N-acetylcysteine Amide, a Thiol Antioxidant, Prevents Bleomycin-induced Toxicity in Human Alveolar Basal Epithelial Cells (A549)


Bleomycin (BLM), a glycopeptide antibiotic from Streptomyces verticillus, is an effective antineoplastic drug. However, its clinical use is restricted due to the wide range of associated toxicities, especially pulmonary toxicity. Oxidative stress has been implicated as an important factor in the development of BLM-induced pulmonary toxicity. Previous studies have indicated disruption of thiol-redox status in lungs (lung epithelial cells) upon BLM treatment. Therefore, this study focused on (1) investigating the oxidative effects of BLM on lung epithelial cells (A549) and (2) elucidating whether a well-known thiol antioxidant, N-acetylcysteine amide (NACA), provides any protection against BLM-induced toxicity.

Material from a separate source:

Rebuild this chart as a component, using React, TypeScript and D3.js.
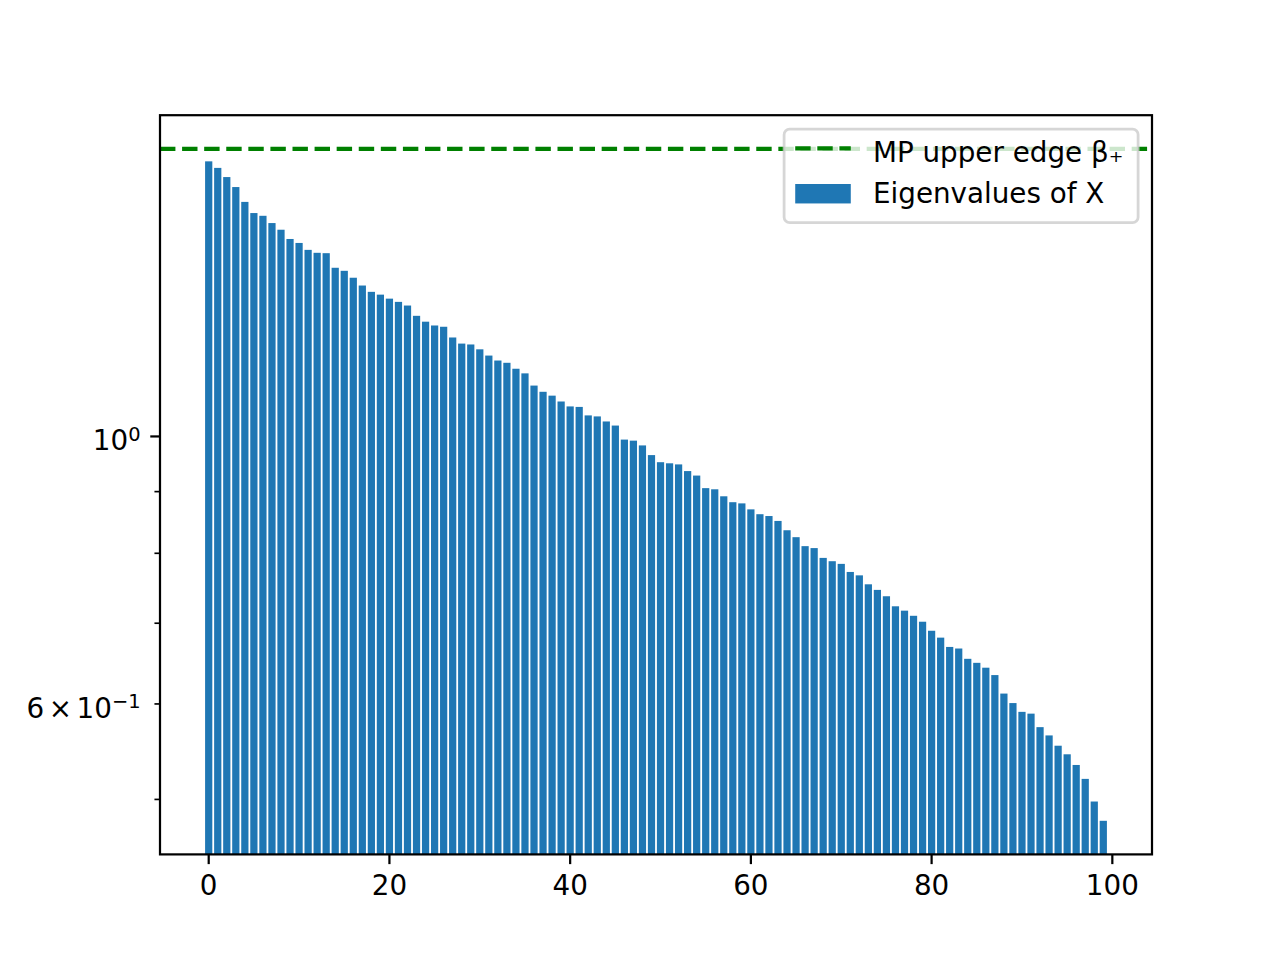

Oxidative stress parameters, such as glutathione (GSH), malondialdehyde (MDA), and antioxidant enzyme activities were altered upon BLM treatment. Loss of mitochondrial membrane potential (ΔΨm), as assessed by fluorescence microscopy, indicated that cytotoxicity is possibly mediated through mitochondrial dysfunction. Pretreatment with NACA reversed the oxidative effects of BLM. NACA decreased the reactive oxygen species (ROS) and MDA levels and restored the intracellular GSH levels. Our data showed that BLM induced A549 cell death by a mechanism involving oxidative stress and mitochondrial dysfunction. NACA had a protective role against BLM-induced toxicity by inhibiting lipid peroxidation, scavenging ROS, and preserving intracellular GSH and ΔΨm. NACA can potentially be developed into a promising adjunctive therapeutic option for patients undergoing chemotherapy with BLM.